Learning low-dimensional manifolds under the L0-norm constraint for unsupervised outlier detection

Unsupervised outlier detection without the need for clean data has attracted great attention because it is suitable for real-world problems as a result of its low data collection costs. Reconstruction-based methods are popular approaches for unsupervised outlier detection. These methods decompose a data matrix into low-dimensional manifolds and an error matrix. Then, samples with a large error are detected as outliers. To achieve high outlier detection accuracy, when data are corrupted by large noise, the detection method should have the following two properties: (1) it should be able to decompose the data under the L0-norm constraint on the error matrix and (2) it should be able to reflect the nonlinear features of the data in the manifolds. Despite significant efforts, no method with both of these properties exists. To address this issue, we propose a novel reconstruction-based method: “L0-norm constrained autoencoders (L0-AE).” L0-AE uses autoencoders to learn low-dimensional manifolds that capture the nonlinear features of the data and uses a novel optimization algorithm that can decompose the data under the L0-norm constraints on the error matrix. This novel L0-AE algorithm provably guarantees the convergence of the optimization if the autoencoder is trained appropriately.
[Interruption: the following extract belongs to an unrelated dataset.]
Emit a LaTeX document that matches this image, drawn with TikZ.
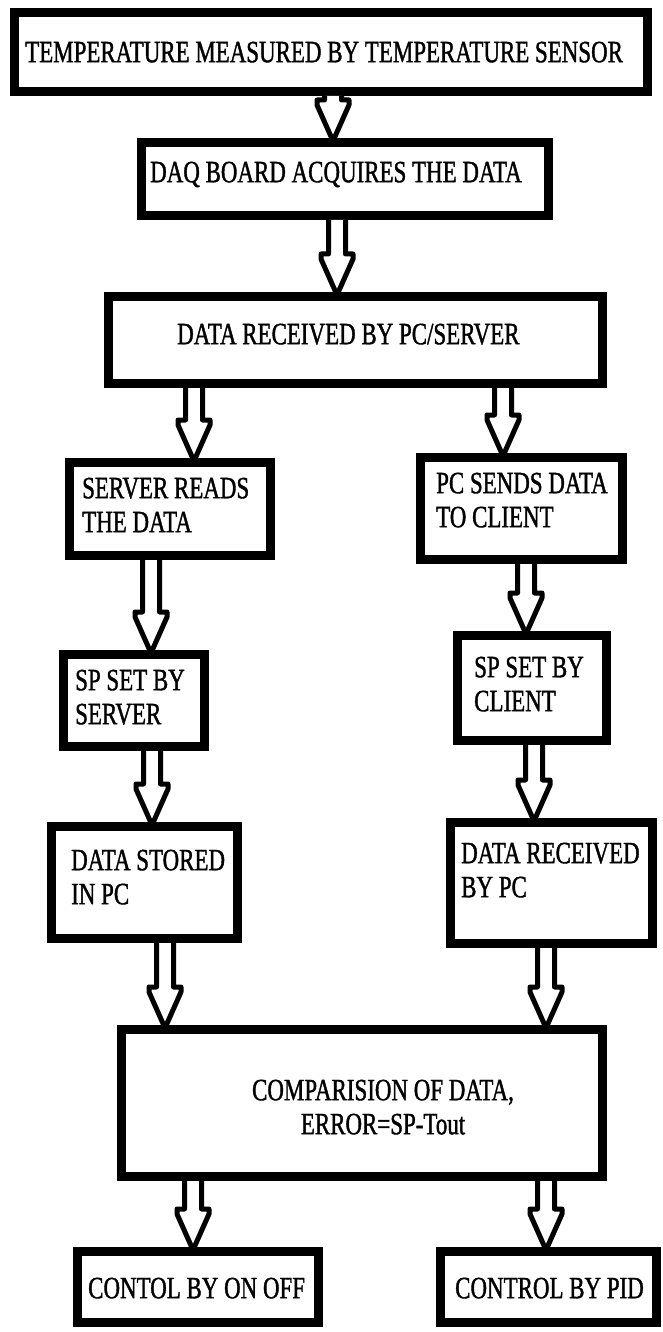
\documentclass[tikz,border=0pt]{standalone}
\usepackage{fontspec}
\setmainfont{Liberation Serif}[FakeStretch=0.74, FakeBold=1.2]
\usetikzlibrary{calc}

\tikzset{
  % thick-bordered process box (anchors sit on the outer edge of the border)
  stage/.style={rectangle, draw=black, line width=9pt, inner sep=0pt, outer sep=4.5pt},
  % box caption, placed by its top-left corner
  caption/.style={anchor=north west, inner sep=0pt, align=left,
    font=\rmfamily\fontsize{31}{34}\selectfont},
  % hollow block arrow from a box bottom down to the next box top
  blockarrow/.style={draw=black, fill=white, line width=5pt, line join=round,
    to path={let \p1=(\tikztostart), \p2=(\tikztotarget) in
      (\x1-8.5pt,\y1) -- (\x1-8.5pt,\y2+38pt) -- (\x1-16pt,\y2+38pt)
      -- (\x1-16pt,\y2+33pt) -- (\x1,\y2-3pt) -- (\x1+16pt,\y2+33pt)
      -- (\x1+16pt,\y2+38pt) -- (\x1+8.5pt,\y2+38pt) -- (\x1+8.5pt,\y1)}}
}

\begin{document}
\begin{tikzpicture}[x=1pt, y=-1pt]
\useasboundingbox (0,0) rectangle (662,1332);

% ---- boxes ----
\node[stage, minimum width=633pt, minimum height=79pt]  (temp)   at (331,52)      {};
\node[stage, minimum width=407pt, minimum height=73pt]  (daq)    at (345,179)     {};
\node[stage, minimum width=494pt, minimum height=87pt]  (recv)   at (355.5,340)   {};
\node[stage, minimum width=201pt, minimum height=93pt]  (sread)  at (170,509)     {};
\node[stage, minimum width=202pt, minimum height=102pt] (psend)  at (521.5,508.5) {};
\node[stage, minimum width=141pt, minimum height=92pt]  (spserv) at (134,700.5)   {};
\node[stage, minimum width=149pt, minimum height=105pt] (spcli)  at (532,688)     {};
\node[stage, minimum width=186pt, minimum height=112pt] (stored) at (144.5,882.5) {};
\node[stage, minimum width=202pt, minimum height=121pt] (recvpc) at (551.5,883)   {};
\node[stage, minimum width=481pt, minimum height=147pt] (comp)   at (362,1103)    {};
\node[stage, minimum width=241pt, minimum height=71pt]  (onoff)  at (198,1287)    {};
\node[stage, minimum width=216pt, minimum height=71pt]  (pid)    at (548.5,1287)  {};

% ---- captions ----
\node[caption] (ttemp)   at (25,41.5)   {TEMPERATURE MEASURED BY TEMPERATURE SENSOR};
\node[caption] (tdaq)    at (150,161.5) {DAQ BOARD ACQUIRES THE DATA};
\node[caption] (trecv)   at (177,323.5) {DATA RECEIVED BY PC/SERVER};
\node[caption] (tsread)  at (82,477.5)  {SERVER READS\\THE DATA};
\node[caption] (tpsend)  at (436,472.5) {PC SENDS DATA\\TO CLIENT};
\node[caption] (tspserv) at (75,669.5)  {SP SET BY\\SERVER};
\node[caption] (tspcli)  at (474,656.5) {SP SET BY\\CLIENT};
\node[caption] (tstored) at (71,849.5)  {DATA STORED\\IN PC};
\node[caption] (trecvpc) at (461,842.5) {DATA RECEIVED\\BY PC};
\node[caption, anchor=north, align=center] (tcomp) at (383,1079.5)
  {COMPARISION OF DATA,\\ERROR=SP-Tout};
\node[caption] (tonoff)  at (88,1277.5)  {CONTOL BY ON OFF};
\node[caption] (tpid)    at (455,1277.5) {CONTROL BY PID};

% ---- flow arrows ----
\draw[blockarrow] (temp.south -| 333,0)   to (daq.north -| 333,0);
\draw[blockarrow] (daq.south -| 337,0)    to (recv.north -| 337,0);
\draw[blockarrow] (recv.south -| 194,0)   to (sread.north -| 194,0);
\draw[blockarrow] (recv.south -| 503,0)   to (psend.north -| 503,0);
\draw[blockarrow] (sread.south -| 151,0)  to (spserv.north -| 151,0);
\draw[blockarrow] (psend.south -| 526,0)  to (spcli.north -| 526,0);
\draw[blockarrow] (spserv.south -| 152,0) to (stored.north -| 152,0);
\draw[blockarrow] (spcli.south -| 534,0)  to (recvpc.north -| 534,0);
\draw[blockarrow] (stored.south -| 165,0) to (comp.north -| 165,0);
\draw[blockarrow] (recvpc.south -| 546,0) to (comp.north -| 546,0);
\draw[blockarrow] (comp.south -| 193,0)   to (onoff.north -| 193,0);
\draw[blockarrow] (comp.south -| 546,0)   to (pid.north -| 546,0);
\end{tikzpicture}
\end{document}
The experimental results show that L0-AE is more robust, accurate and stable than other unsupervised outlier detection methods not only for artificial datasets with corrupted samples but also artificial datasets with well-known outlier distributions and real datasets. Additionally, the results show that the accuracy of L0-AE is moderately stable to changes in the parameter of the constrained term, and for real datasets, L0-AE achieves higher accuracy than the baseline non-robustified method for most parameter values.